What has made it a bit difficult to diagnose is that his alters are not totally different (like one sees on film/TV multiple personas, with different clothes and names etc). However there are, and have been, traits they do not share. One alter for example is in charge with anger, resentment etc (he can't deal with rage otherwise). But what goes on is not much different than a BPD going into a ragefit. What does create more difficulties is that not all of his alters want to be with me in a relationship. Perhaps some here still remember something about my case, nevertheless he dumped me quite suddenly about two months ago after being cold and distant for a month. Before that happened we shared the most loving and intimate moments ever, for months, something that has always ended with him switching into a cold distant version of him. However, even this colder version continued to attend therapy etc, so his alters are not totally autonomous either (or they are, with the exception of the suicidal one, helpbent on getting him/them better)

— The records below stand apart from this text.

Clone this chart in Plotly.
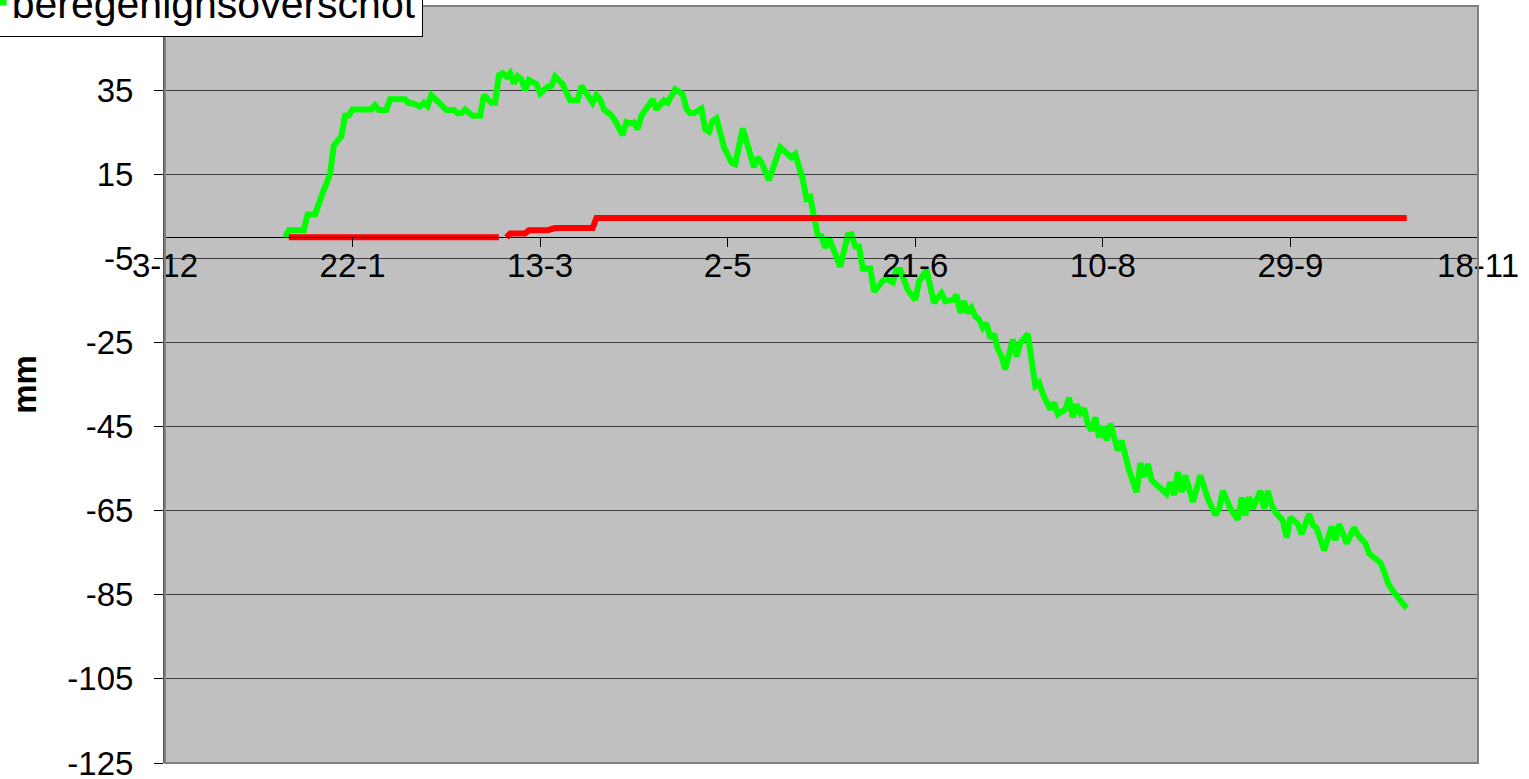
import pandas as pd
import plotly.graph_objects as go

# dagen vanaf 3-12 (x-as loopt van 3-12 tot 18-11, stappen van 50 dagen)
start = pd.Timestamp("2005-12-03")

dag_groen = [32, 33, 37, 38, 40, 41, 42, 43, 44, 45, 46, 47, 48, 49, 50, 55, 56, 57, 59, 60,
             64, 65, 66, 68, 69, 70, 71, 72, 75, 77, 78, 79, 80, 82, 84, 85, 87, 88, 89, 90,
             91, 92, 93, 94, 95, 96, 97, 99, 100, 102, 103, 104, 106, 108, 110, 111, 113, 114, 115, 116,
             117, 119, 120, 121, 122, 123, 124, 125, 126, 127, 128, 130, 131, 133, 134, 136, 138, 139, 140, 141,
             143, 144, 145, 146, 147, 149, 151, 152, 154, 157, 158, 159, 161, 164, 167, 168, 170, 171, 172, 174,
             175, 176, 177, 180, 182, 183, 184, 185, 186, 188, 189, 191, 192, 194, 195, 196, 198, 200, 201, 203,
             205, 207, 208, 210, 211, 212, 213, 214, 215, 216, 217, 218, 219, 220, 221, 222, 223, 224, 226, 227,
             228, 230, 231, 232, 233, 234, 236, 237, 238, 240, 241, 242, 243, 244, 245, 246, 247, 248, 249, 250,
             251, 252, 253, 254, 255, 257, 259, 260, 261, 262, 263, 265, 267, 268, 269, 270, 271, 272, 274, 276,
             278, 280, 281, 282, 284, 286, 287, 288, 289, 290, 292, 293, 294, 295, 296, 298, 299, 300, 302, 303,
             305, 306, 307, 309, 311, 312, 313, 315, 317, 318, 320, 321, 324, 325, 326, 327, 328, 329, 331]

groen = [0, 1.7, 1.7, 5.4, 5.4, 8.4, 10.5, 12.7, 15.1, 21.8, 22.8, 24.0, 28.9, 29.0, 30.4, 30.4, 31.4, 30.3, 30.3, 32.8,
         32.8, 31.9, 31.9, 31.1, 32.0, 31.2, 33.8, 32.8, 30.3, 30.3, 29.5, 29.5, 30.4, 28.9, 28.9, 33.8, 32.0, 32.0, 38.5, 39.0,
         38.2, 39.1, 36.6, 38.3, 37.5, 35.0, 37.4, 36.4, 34.2, 35.8, 36.0, 38.2, 36.4, 32.6, 32.6, 36.0, 33.4, 32.0, 33.8, 32.8,
         30.4, 29.0, 27.7, 26.1, 24.3, 27.4, 27.1, 27.3, 25.7, 28.9, 30.4, 32.8, 30.4, 32.6, 32.0, 35.2, 34.0, 30.6, 29.5, 29.5,
         30.6, 25.7, 25.1, 27.7, 28.3, 21.4, 17.8, 17.4, 25.9, 16.7, 19.0, 17.8, 13.6, 21.4, 19.0, 19.8, 13.9, 9.2, 9.6, 0.5,
         0.2, -2.5, -0.1, -7.0, 0.5, 0.7, -2.2, -2.2, -7.4, -7.4, -12.9, -10.9, -9.7, -10.7, -7.8, -7.8, -12.5, -14.9, -10.5, -7.8,
         -15.6, -13.3, -15.2, -14.9, -13.7, -18.0, -15.2, -18.0, -16.8, -18.8, -19.5, -21.5, -20.5, -24.0, -23.0, -26.5, -28.3, -31.4, -24.3, -28.3,
         -25.1, -23.0, -29.4, -35.3, -34.6, -37.3, -40.9, -39.3, -42.1, -40.9, -38.1, -42.8, -39.7, -41.7, -40.7, -44.4, -46.0, -42.8, -47.6, -45.0,
         -48.3, -44.3, -47.6, -50.7, -48.3, -55.4, -60.6, -53.7, -57.0, -53.9, -57.8, -59.4, -61.0, -58.2, -61.3, -55.8, -60.6, -56.6, -62.9, -56.6,
         -62.2, -66.0, -64.5, -60.3, -64.5, -67.1, -61.9, -66.1, -61.8, -64.5, -60.3, -64.5, -60.3, -63.7, -65.3, -67.4, -71.4, -66.6, -68.2, -70.6,
         -65.8, -68.4, -69.2, -74.4, -68.8, -72.0, -68.2, -72.8, -69.0, -70.8, -72.8, -75.2, -77.4, -79.5, -82.2, -83.7, -85.0, -86.0, -88.2]

dag_rood = [33, 89, 90, 91, 92, 96, 97, 102, 104, 114, 115, 331]
rood = [0, 0, None, 0, 0.9, 0.9, 1.7, 1.7, 2.2, 2.2, 4.6, 4.6]

y_ticks = [-125, -105, -85, -65, -45, -25, -5, 15, 35]
y_labels = ["-125", "-105", "-85", "-65", "-45", "-25", "-5", "15", "35"]

assert len(dag_groen) == len(groen)

datum_groen = start + pd.to_timedelta(dag_groen, unit="D")
datum_rood = start + pd.to_timedelta(dag_rood, unit="D")

font = "Arial, Liberation Sans, sans-serif"

fig = go.Figure()
fig.add_trace(go.Scatter(x=datum_groen, y=groen, mode="lines", name="beregenignsoverschot",
                         line=dict(color="#00FF00", width=6)))
fig.add_trace(go.Scatter(x=datum_rood, y=rood, mode="lines", showlegend=False, connectgaps=False,
                         line=dict(color="#FF0000", width=6)))

fig.update_layout(
    width=1529, height=779,
    margin=dict(l=165, r=51, t=6, b=16, autoexpand=False),
    paper_bgcolor="white", plot_bgcolor="#C0C0C0",
    font=dict(family=font, size=33, color="black"),
    xaxis=dict(type="date", range=[start, start + pd.Timedelta(days=350)],
               tick0=start, dtick=50 * 86400000, tickformat="%-d-%-m",
               ticks="outside", ticklen=9, tickcolor="black", showgrid=False,
               showline=True, linecolor="black", linewidth=1, zeroline=False,
               anchor="free", position=125 / 180, ticklabelstandoff=-10),
    yaxis=dict(range=[-125, 55], tickvals=y_ticks, ticktext=y_labels, ticks="outside", ticklen=9,
               tickcolor="black", showgrid=True, gridcolor="#404040", gridwidth=1,
               showline=True, linecolor="#505050", linewidth=2, zeroline=False,
               ticklabelstandoff=14, ticklabeloverflow="allow",
               title=dict(text="<b>mm</b>", font=dict(size=33), standoff=21)),
    legend=dict(x=-0.148, xanchor="left", y=0.959, yanchor="bottom",
                bgcolor="white", bordercolor="black", borderwidth=1,
                font=dict(size=41)),
    shapes=[dict(type="rect", xref="paper", yref="paper", x0=0, x1=1, y0=0, y1=1,
                 line=dict(color="#808080", width=2), layer="above")],
)

fig.write_html("out.html", config={"displayModeBar": False},
               post_script="document.body.style.margin='0';")
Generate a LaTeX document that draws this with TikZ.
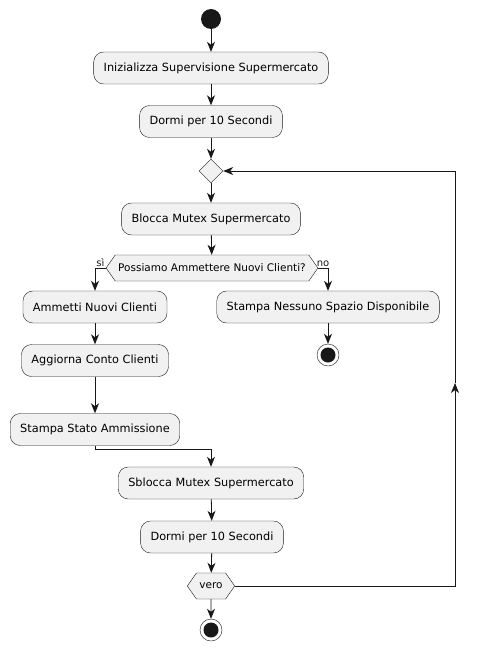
\documentclass[tikz,border=0pt]{standalone}
\usepackage{fontspec}
\setmainfont{DejaVu Sans}
\usetikzlibrary{arrows.meta, shapes.geometric, shapes.symbols}
\usepackage{xcolor}
\definecolor{boxfill}{HTML}{F1F1F1}
\definecolor{ink}{HTML}{181818}

\begin{document}
\begin{tikzpicture}[x=1pt, y=-1pt,
  action/.style={draw=ink, fill=boxfill, rounded corners=10pt,
    minimum height=32pt, inner xsep=10pt, font=\fontsize{11.3}{13}\selectfont},
  choice/.style={draw=ink, fill=boxfill, shape=signal, signal to=west and east,
    signal pointer angle=110, minimum height=26pt, inner xsep=3pt,
    font=\fontsize{10.5}{12}\selectfont},
  merge/.style={draw=ink, fill=boxfill, diamond, minimum size=24pt, inner sep=0pt},
  startdot/.style={circle, fill=ink, minimum size=20pt, inner sep=0pt},
  stopdot/.style={circle, draw=ink, fill=white, minimum size=22pt, inner sep=0pt,
    path picture={\fill[ink] (path picture bounding box.center) circle (7.5pt);}},
  branch/.style={font=\fontsize{10}{11}\selectfont, inner sep=1pt},
  flow/.style={-{Stealth[length=10pt, width=8pt, inset=3pt]}, ink, line width=0.8pt}
]
  \useasboundingbox (0,0) rectangle (480,650);

  \node[startdot] (n0) at (211, 19) {};
  \node[action] (n1) at (211, 68) {Inizializza Supervisione Supermercato};
  \node[action] (n2) at (211, 121.5) {Dormi per 10 Secondi};
  \node[merge] (n3) at (211, 171) {};
  \node[action] (n4) at (211, 219) {Blocca Mutex Supermercato};
  \node[choice] (n5) at (212, 268) {Possiamo Ammettere Nuovi Clienti?};
  \node[action] (n6) at (95, 307) {Ammetti Nuovi Clienti};
  \node[action] (n7) at (95, 360.5) {Aggiorna Conto Clienti};
  \node[action] (n8) at (95, 429.5) {Stampa Stato Ammissione};
  \node[action] (n10) at (328, 307) {Stampa Nessuno Spazio Disponibile};
  \node[stopdot] (n11) at (328, 355) {};
  \node[action] (n9) at (211, 483) {Sblocca Mutex Supermercato};
  \node[action] (n12) at (212, 537) {Dormi per 10 Secondi};
  \node[choice] (n13) at (211, 586) {vero};
  \node[stopdot] (n14) at (211, 630) {};
  \coordinate (c1) at (455, 383);

  \draw[flow] (n0) -- (n1);
  \draw[flow] (n1) -- (n2);
  \draw[flow] (n2) -- (n3);
  \draw[flow] (n3) -- (n4);
  \draw[flow] (n4) -- (n5);
  \draw[flow] (n5.west) -| node[branch, pos=0.25, above] {sì} (n6.north);
  \draw[flow] (n5.east) -| node[branch, pos=0.25, above] {no} (n10.north);
  \draw[flow] (n6) -- (n7);
  \draw[flow] (n7) -- (n8);
  \draw[flow] (n10) -- (n11);
  \draw[flow] (n8.south) -- ++(0, 4) -| (n9.north);
  \draw[flow] (n9) -- (n12);
  \draw[flow] (n12) -- (n13);
  \draw[flow] (n13) -- (n14);
  \draw[flow] (n13.east) -| (c1);
  \draw[flow] (c1) |- (n3.east);
\end{tikzpicture}
\end{document}
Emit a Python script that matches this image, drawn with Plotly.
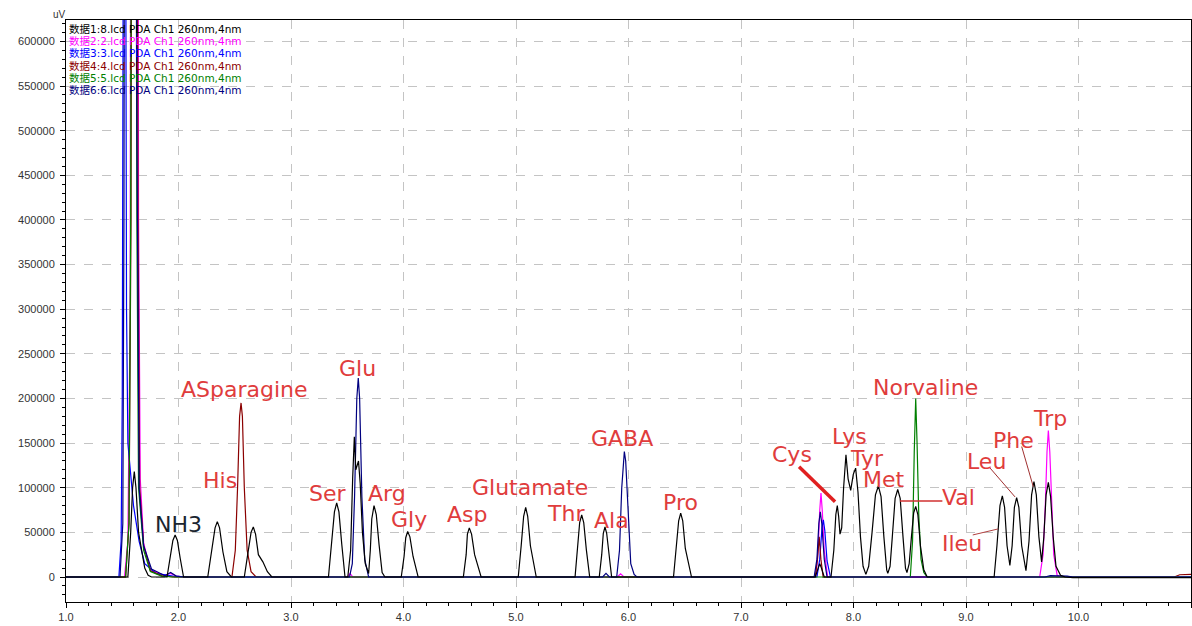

But the good thing is that a lot of stuff that works with BPDs seems work with DIDs as well! My lessons here have been of good use nonetheless. For what i've managed to gather so far is that maintaining boundaries is perhaps even more crucial with a pwDID than with pwBPDs. Also not taking anything personally and avoiding getting involved in arguments. Both BPD and DID seem to have profound attachment issues, very similar in that perspective too.
So yeah. I'm with him, still, but it has been quite draining period of time. I don't know if being dumped and hasn't affected my feelings too much - i was getting used to the idea of not being with him anymore, though i don't think i never stopped loving him. Now I try to figure how much FOG affects my thinking and take it as it comes i guess.